Natalia starts to cry and locks herself in her room. Lucia Gaviria stays sitting in the kitchen, devastated. She has an awful feeling; she can barely breathe. To calm down she pours herself a glass of water and finishes up some mindless house chores.

The only question she dares ask the next day is the last name of Natalia’s beau. She tries to sound casual, but she knows Natalia’s not fooled. With that piece of information she heads to court, as she does every morning. Off to face her tragedy.

Julio César Correa. A drug trafficker. He got his start as a hit man at Pablo Escobar’s side. His new last name, which replaces his original one, reflects his status as a killer: Fierro, Julio Fierro. All over Latin America fierro —as in Italy, ferro —literally meaning “iron,” means “gun.” In this new era Julio established his independence as a professional killer and got involved directly in the cocaine business, becoming a traqueto , a trafficker.

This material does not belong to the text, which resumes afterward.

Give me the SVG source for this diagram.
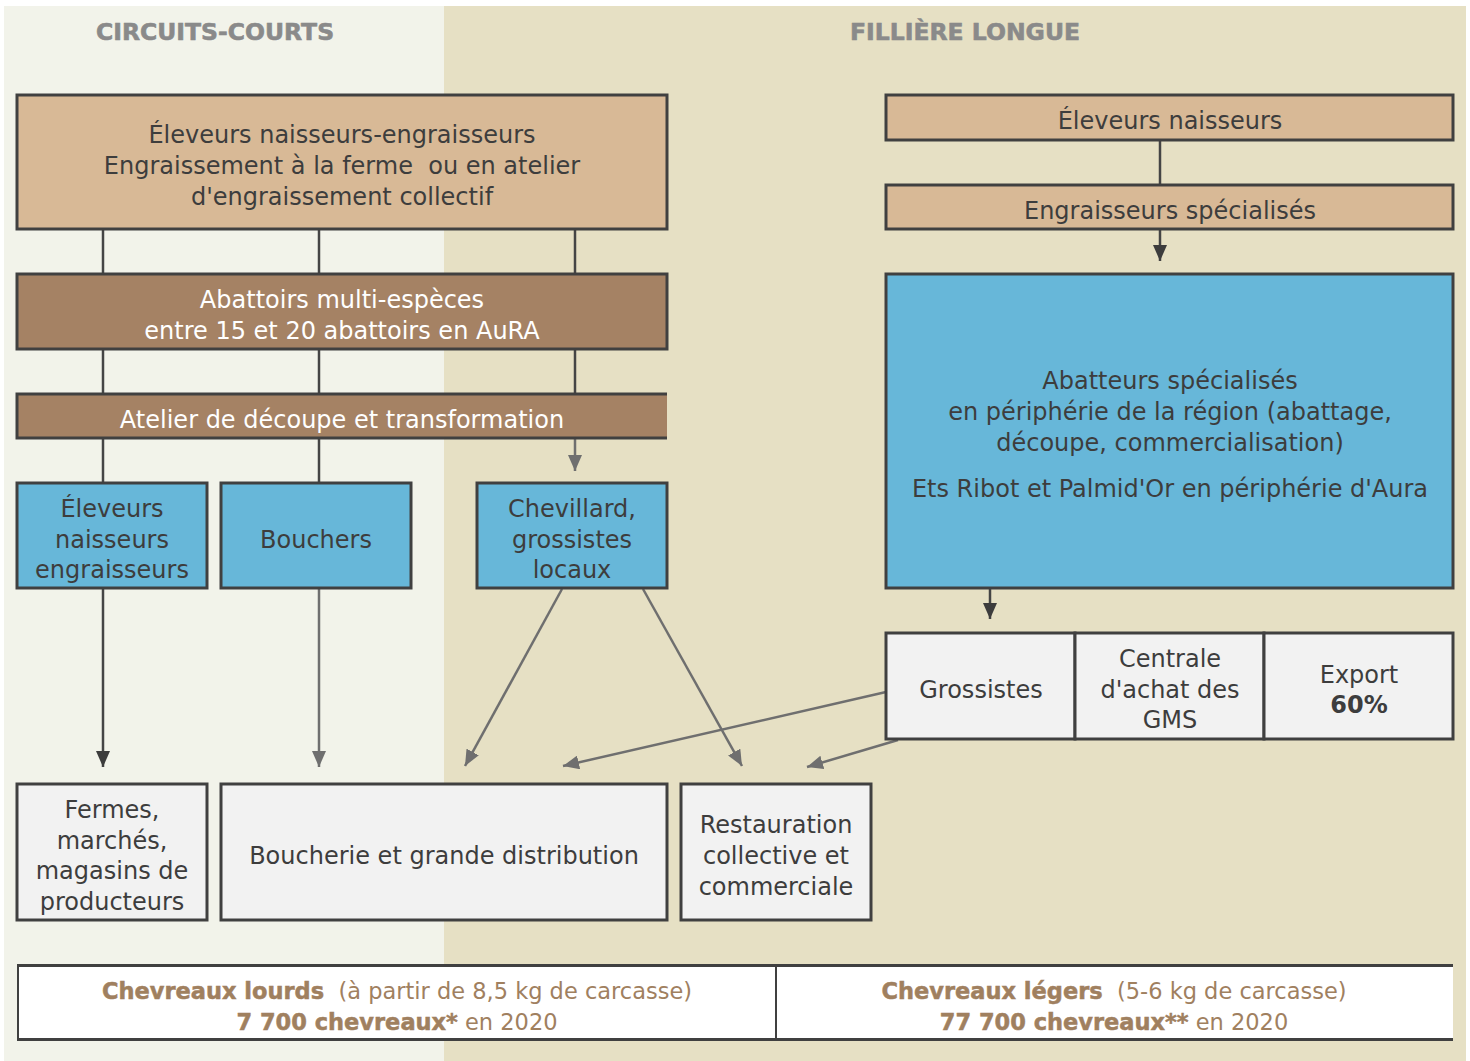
<svg xmlns="http://www.w3.org/2000/svg" width="1470" height="1061" viewBox="0 0 1470 1061">
<style>
text{font-family:"DejaVu Sans","Liberation Sans",sans-serif;font-size:24px;fill:#3d3d3d;text-anchor:middle}
.hdr{font-size:23.5px;font-weight:900;fill:#8a8a8a;stroke:#8a8a8a;stroke-width:0.6}
.w{fill:#ffffff}
.box{stroke:#404040;stroke-width:3}
.tan{fill:#D8B996}
.brn{fill:#A58264}
.blu{fill:#67B7D9}
.gry{fill:#F2F2F2}
.leg{font-size:22.5px;fill:#A0805F}
.b{font-weight:bold}
.lb{font-weight:bold;stroke:#A0805F;stroke-width:0.5}
.cd{stroke:#454545;stroke-width:2.5;fill:none}
.cg{stroke:#6f6f6f;stroke-width:2.5;fill:none}
</style>
<defs>
<marker id="ad" markerUnits="userSpaceOnUse" markerWidth="16" markerHeight="14" refX="16" refY="7" orient="auto"><path d="M0,0 L16,7 L0,14 z" fill="#3c3c3c"/></marker>
<marker id="ag" markerUnits="userSpaceOnUse" markerWidth="16" markerHeight="14" refX="16" refY="7" orient="auto"><path d="M0,0 L16,7 L0,14 z" fill="#6f6f6f"/></marker>
</defs>
<rect x="0" y="0" width="1470" height="1061" fill="#ffffff"/>
<rect x="4" y="6" width="440" height="1055" fill="#F2F3EA"/>
<rect x="444" y="6" width="1022" height="1055" fill="#E6E0C4"/>
<text class="hdr" x="215" y="40">CIRCUITS-COURTS</text>
<text class="hdr" x="965" y="40">FILLIÈRE LONGUE</text>

<g id="connectors">
<line class="cd" x1="103" y1="229" x2="103" y2="274"/>
<line class="cd" x1="319" y1="229" x2="319" y2="274"/>
<line class="cd" x1="575" y1="229" x2="575" y2="274"/>
<line class="cd" x1="103" y1="349" x2="103" y2="394"/>
<line class="cd" x1="319" y1="349" x2="319" y2="394"/>
<line class="cd" x1="575" y1="349" x2="575" y2="394"/>
<line class="cd" x1="103" y1="438" x2="103" y2="483"/>
<line class="cd" x1="319" y1="438" x2="319" y2="483"/>
<line class="cg" x1="575" y1="438" x2="575" y2="471" marker-end="url(#ag)"/>
<line class="cd" x1="103" y1="588" x2="103" y2="767" marker-end="url(#ad)"/>
<line class="cg" x1="319" y1="588" x2="319" y2="767" marker-end="url(#ag)"/>
<line class="cg" x1="562" y1="589" x2="465" y2="766" marker-end="url(#ag)"/>
<line class="cg" x1="643" y1="589" x2="742" y2="766" marker-end="url(#ag)"/>
<line class="cg" x1="886" y1="692" x2="563" y2="766" marker-end="url(#ag)"/>
<line class="cg" x1="898" y1="740" x2="807" y2="767" marker-end="url(#ag)"/>
<line class="cd" x1="1160" y1="140" x2="1160" y2="185"/>
<line class="cd" x1="1160" y1="229" x2="1160" y2="261" marker-end="url(#ad)"/>
<line class="cd" x1="990" y1="588" x2="990" y2="619" marker-end="url(#ad)"/>
</g>

<g id="n-eleveurs-ne">
<rect class="box tan" x="17" y="95" width="650" height="134"/>
<text x="342" y="143">Éleveurs naisseurs-engraisseurs</text>
<text x="342" y="174">Engraissement à la ferme&#160; ou en atelier</text>
<text x="342" y="205">d'engraissement collectif</text>
</g>
<g id="n-abattoirs">
<rect class="box brn" x="17" y="274" width="650" height="75"/>
<text class="w" x="342" y="308">Abattoirs multi-espèces</text>
<text class="w" x="342" y="339">entre 15 et 20 abattoirs en AuRA</text>
</g>
<g id="n-atelier">
<rect class="brn" x="17" y="394" width="650" height="44"/>
<path class="box" d="M667,394 H17 V438 H667" fill="none"/>
<text class="w" x="342" y="428">Atelier de découpe et transformation</text>
</g>
<g id="n-eleveurs-blue">
<rect class="box blu" x="17" y="483" width="190" height="105"/>
<text x="112" y="517">Éleveurs</text>
<text x="112" y="548">naisseurs</text>
<text x="112" y="578">engraisseurs</text>
</g>
<g id="n-bouchers">
<rect class="box blu" x="221" y="483" width="190" height="105"/>
<text x="316" y="548">Bouchers</text>
</g>
<g id="n-chevillard">
<rect class="box blu" x="477" y="483" width="190" height="105"/>
<text x="572" y="517">Chevillard,</text>
<text x="572" y="548">grossistes</text>
<text x="572" y="578">locaux</text>
</g>
<g id="n-eleveurs-naisseurs">
<rect class="box tan" x="886" y="95" width="567" height="45"/>
<text x="1170" y="129">Éleveurs naisseurs</text>
</g>
<g id="n-engraisseurs">
<rect class="box tan" x="886" y="185" width="567" height="44"/>
<text x="1170" y="219">Engraisseurs spécialisés</text>
</g>
<g id="n-abatteurs">
<rect class="box blu" x="886" y="274" width="567" height="314"/>
<text x="1170" y="389">Abatteurs spécialisés</text>
<text x="1170" y="420">en périphérie de la région (abattage,</text>
<text x="1170" y="451">découpe, commercialisation)</text>
<text x="1170" y="497">Ets Ribot et Palmid'Or en périphérie d'Aura</text>
</g>
<g id="n-grossistes">
<rect class="box gry" x="886" y="633" width="189" height="106"/>
<text x="981" y="698">Grossistes</text>
</g>
<g id="n-centrale">
<rect class="box gry" x="1075" y="633" width="189" height="106"/>
<text x="1170" y="667">Centrale</text>
<text x="1170" y="698">d'achat des</text>
<text x="1170" y="728">GMS</text>
</g>
<g id="n-export">
<rect class="box gry" x="1264" y="633" width="189" height="106"/>
<text x="1359" y="683">Export</text>
<text class="b" x="1359" y="713">60%</text>
</g>
<g id="n-fermes">
<rect class="box gry" x="17" y="784" width="190" height="136"/>
<text x="112" y="818">Fermes,</text>
<text x="112" y="849">marchés,</text>
<text x="112" y="879">magasins de</text>
<text x="112" y="910">producteurs</text>
</g>
<g id="n-boucherie">
<rect class="box gry" x="221" y="784" width="446" height="136"/>
<text x="444" y="864">Boucherie et grande distribution</text>
</g>
<g id="n-restauration">
<rect class="box gry" x="681" y="784" width="190" height="136"/>
<text x="776" y="833">Restauration</text>
<text x="776" y="864">collective et</text>
<text x="776" y="895">commerciale</text>
</g>
<g id="legend">
<rect x="17" y="965" width="1436" height="75" fill="#ffffff"/>
<line x1="17" y1="965.5" x2="1453" y2="965.5" stroke="#404040" stroke-width="3"/>
<line x1="17" y1="1039.5" x2="1453" y2="1039.5" stroke="#404040" stroke-width="3"/>
<line x1="18" y1="965" x2="18" y2="1040" stroke="#404040" stroke-width="2"/>
<line x1="776" y1="965" x2="776" y2="1040" stroke="#404040" stroke-width="2"/>
<text class="leg" x="397" y="999"><tspan class="lb">Chevreaux lourds</tspan>&#160; (à partir de 8,5 kg de carcasse)</text>
<text class="leg" x="397" y="1030"><tspan class="lb">7 700 chevreaux*</tspan> en 2020</text>
<text class="leg" x="1114" y="999"><tspan class="lb">Chevreaux légers</tspan>&#160; (5-6 kg de carcasse)</text>
<text class="leg" x="1114" y="1030"><tspan class="lb">77 700 chevreaux**</tspan> en 2020</text>
</g>
</svg>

Doña Lucia wonders if he went to the United States because of Don Pablo’s death, to make himself scarce. But now he’s back. Back in time to make Natalia lose her head. She simply won’t listen to reason. She confesses that Julio carries a pistol around town, but then screams: “What’s wrong with that, everybody else does!”

Whenever she addresses her mother now, Natalia always shouts.

Doña Lucia establishes peremptory rules and strict curfews, much stricter than when Natalia was under age. But when she’s alone, waiting for her daughter to return, Lucia Gaviria takes to brooding and blaming herself. Why did she let her take that damned diving course?